■ Exercise description ■
Repeat the listing word for word. No pictures belong in the copy.

■ Data ■
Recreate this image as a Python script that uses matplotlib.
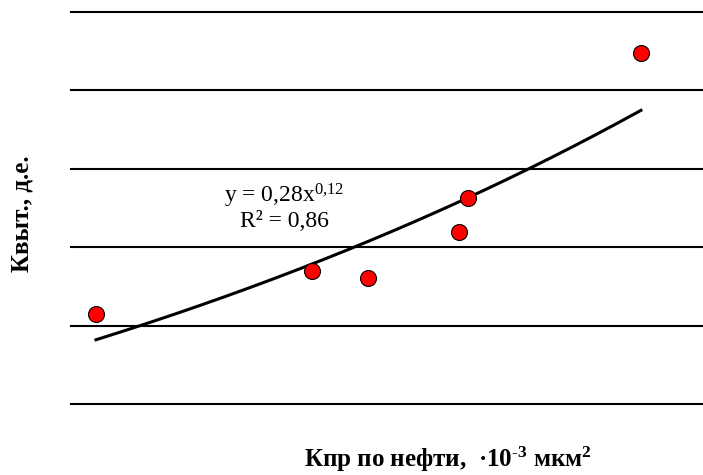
import numpy as np
import matplotlib.pyplot as plt

plt.rcParams['font.family'] = ['Liberation Serif', 'DejaVu Serif']
plt.rcParams['mathtext.fontset'] = 'custom'
plt.rcParams['mathtext.rm'] = 'Liberation Serif'
plt.rcParams['mathtext.it'] = 'Liberation Serif:italic'
plt.rcParams['mathtext.bf'] = 'Liberation Serif:bold'

# проницаемость по нефти, 10^-3 мкм2 и коэффициент вытеснения, д.е.
kpr = [13.9, 90, 146, 321, 346, 1545]
kvyt = [0.415, 0.470, 0.461, 0.519, 0.563, 0.748]
y_grid = [0.3, 0.4, 0.5, 0.6, 0.7, 0.8]

fig = plt.figure(figsize=(7.03, 4.75), dpi=100)
ax = fig.add_axes([0.101, 0.1495, 0.899, 0.8252])

# степенной тренд  y = a*x^b
b, lna = np.polyfit(np.log(kpr), np.log(kvyt), 1)
xt = np.logspace(np.log10(min(kpr)), np.log10(max(kpr)), 200)
ax.plot(xt, np.exp(lna) * xt ** b, color='black', lw=2.2, zorder=2)

ax.plot(kpr, kvyt, 'o', ms=11.5, mfc='#ff0000', mec='black', mew=0.8, zorder=3)

for yg in y_grid:
    ax.axhline(yg, color='black', lw=1.5, clip_on=False, zorder=1)

ax.set_xscale('log')
ax.set_xlim(11.2, 2642)
ax.set_ylim(0.3, 0.8)
ax.set_xticks([])
ax.set_yticks([])
ax.minorticks_off()
for s in ax.spines.values():
    s.set_visible(False)

ax.text(0.337, 0.503, 'y = 0,28x$^{0{,}12}$\nR² = 0,86', transform=ax.transAxes,
        ha='center', va='center', fontsize=17, linespacing=1.1)

fig.text(0.031, 0.55, 'Квыт., д.е.', rotation=90, ha='center', va='center',
         fontsize=18, fontweight='bold')
fig.text(0.637, 0.033, 'Кпр по нефти,  ·10$^{\\mathbf{\\text{-}3}}$ мкм$^{\\mathbf{2}}$', ha='center',
         va='center', fontsize=18, fontweight='bold')

fig.savefig('out.png', dpi=100)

■ Result for this exercise ■
Recreate this image as a Python script that uses matplotlib.
import numpy as np
import matplotlib.pyplot as plt

plt.rcParams['font.family'] = ['Liberation Serif', 'DejaVu Serif']
plt.rcParams['mathtext.fontset'] = 'custom'
plt.rcParams['mathtext.rm'] = 'Liberation Serif'
plt.rcParams['mathtext.it'] = 'Liberation Serif:italic'
plt.rcParams['mathtext.bf'] = 'Liberation Serif:bold'

# проницаемость по нефти, 10^-3 мкм2 и коэффициент вытеснения, д.е.
kpr = [13.9, 90, 146, 321, 346, 1545]
kvyt = [0.415, 0.470, 0.461, 0.519, 0.563, 0.748]
y_grid = [0.3, 0.4, 0.5, 0.6, 0.7, 0.8]

fig = plt.figure(figsize=(7.03, 4.75), dpi=100)
ax = fig.add_axes([0.101, 0.1495, 0.899, 0.8252])

# степенной тренд  y = a*x^b
b, lna = np.polyfit(np.log(kpr), np.log(kvyt), 1)
xt = np.logspace(np.log10(min(kpr)), np.log10(max(kpr)), 200)
ax.plot(xt, np.exp(lna) * xt ** b, color='black', lw=2.2, zorder=2)

ax.plot(kpr, kvyt, 'o', ms=11.5, mfc='#ff0000', mec='black', mew=0.8, zorder=3)

for yg in y_grid:
    ax.axhline(yg, color='black', lw=1.5, clip_on=False, zorder=1)

ax.set_xscale('log')
ax.set_xlim(11.2, 2642)
ax.set_ylim(0.3, 0.8)
ax.set_xticks([])
ax.set_yticks([])
ax.minorticks_off()
for s in ax.spines.values():
    s.set_visible(False)

ax.text(0.337, 0.503, 'y = 0,28x$^{0{,}12}$\nR² = 0,86', transform=ax.transAxes,
        ha='center', va='center', fontsize=17, linespacing=1.1)

fig.text(0.031, 0.55, 'Квыт., д.е.', rotation=90, ha='center', va='center',
         fontsize=18, fontweight='bold')
fig.text(0.637, 0.033, 'Кпр по нефти,  ·10$^{\\mathbf{\\text{-}3}}$ мкм$^{\\mathbf{2}}$', ha='center',
         va='center', fontsize=18, fontweight='bold')

fig.savefig('out.png', dpi=100)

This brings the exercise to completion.